Wisconsin leads way as workers fight state cuts.

The unrest in Wisconsin this week over Gov. Scott Walker's plan to cut the bargaining rights and benefits of public workers is spreading to other states....The images from Wisconsin -- with its protests, shutdown of some public services, and missing Democratic senators, who fled the state to block a vote -- evoked the Middle East more than the Midwest. The parallels raise the inevitable question: is Wisconsin the Tunisia of collective bargaining rights?

This is typical Times, trying to put the unions on the side of righteousness. But that comparison is simply silly. Governor Scott Walker is not another Ben Ali. He did not come to power in a coup d'etat. He did not get elected by being the only candidate running. He does not jail opposition journalists. Interpol has not issued a warrant for his arrest. And if Walker flees Wisconsin because of this "popular" uprising, it is a safe bet that he will not take 1.5 tons of gold from Wisconsin's treasury and settle in Saudi Arabia.

The far better parallel to the Wisconsin protest would be the May 2010 protests in Greece, where public sector employees rioted for several days when it became apparent that their cushy jobs and benefits might be on the table because of the Greek debt crisis.

Governor Scott Walker -- perhaps we should just call him Ali for short -- had the temerity to suggest that public sector employees in Wisconsin contribute 5% toward their pensions and that they double the share of their health premiums they pay, to 12%, which is still only half of what the average private sector employee pays. So the unions, outraged at the thought that any of their benefits might be cut, have organized a mass sit-in at the Statehouse.

The unions certainly have the right to protest. But overall voter sympathy for public sector employees has dried up. Walker was elected this past November with a mandate to get the Wisconsin deficit down from its current $3.6 billion. And much of that deficit is due to the benefits that the unions have arranged for their members. It's understandable that their members want to preserve those benefits, which are far better than workers in the private sector get. But in a democracy the majority gets its way, and the majority voted for Walker.

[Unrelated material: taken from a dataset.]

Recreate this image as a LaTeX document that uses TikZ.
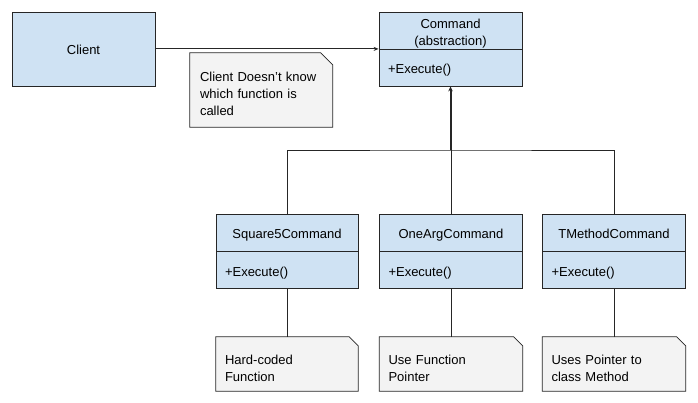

It couldn't be clearer that this is Greece II, rather than Son of Tunisia. But since the Times is Tass II, they will spin whatever misleading analogies they can.

2 comments:

Anonymous said...

Wisconsin's public sector workers couldn't be more disconnected from reality. Today the private sector is the serf society to the public sector. Public sector employees make about 50% more than private sector employees doing comparable work, and public sector workers get far better benefits.

Federal public sector union collective bargaining was legalized under JFK. That was a mistake that should be reversed, in fact public sector unions should be illegal. In the private sector there is a check and balance: when unions get too much and refuse to concede the company goes bankrupt (unless its GM). When federal public sector unions get too much, the country just goes into unsustainable debt - there is no reigning the unions in. It remains to be seen what happens with state public sector unions, but we have already seen the federal government stepping in to fund them too.

The Post Office is a good example of a relatively simple problem that isn't being addressed due to politics. It is hemorrhaging money and over one thousand post offices need to be closed. But each local representative will defend that post office against closure. I have a friend who retired from the post office at 53 1/2 years old - cashing in on a year and a half of sick time to reach his 55 year old retirement requirement.

Contrast this with what's going on in the private sector where we have stagnant to falling wages and declining benefits. My personal experience might be more extreme than most but each successive job I get is a harsher work environment with less benefits and 25 years out of college I earn a little more that a college graduate in my field earned in 1998. Good luck to people who are supposed to fund their own retirements through 401K on the salaries that are being offered today.

Imagine being a 22 year old college graduate today. You could easily have $100K in student loans, need a car to get to work (~10K for dependable used car?), and aspire to own a home some day at $300K. If this graduate can find a job at all, it might be in the $30K / year range. On top of that the USA is on an unsustainable dept trajectory, that will hurt this graduate's earning potential and likely increase his tax burden. How does this add up?

In the last 30 years the US has gone through a number of economic shocks that in retrospect were obvious and could have been addressed in advance: S & L's; the internet bubble; the banking / mortgage crisis. In each case we ran that train right off the tracks and then dealt with the mess. We now face out of control government spending crisis. Can we deal with it? I doubt it.

- Ed

John Craig said...

Ed --
Thank you, you are entirely right. The problem with the debt is that it has been around, increasingly slowly for so long, that nobody pays it as much attention as they should. Plus the nature of politics is such that each interest group cares more about the individual issue that affects them more than people as a whole care about that issue. But people do finally seem to be waking up to the fact that the public sector unions have been feasting too greedily at the public trough for too long. we have the Great Recession and Barack Obama to thank for that awakening.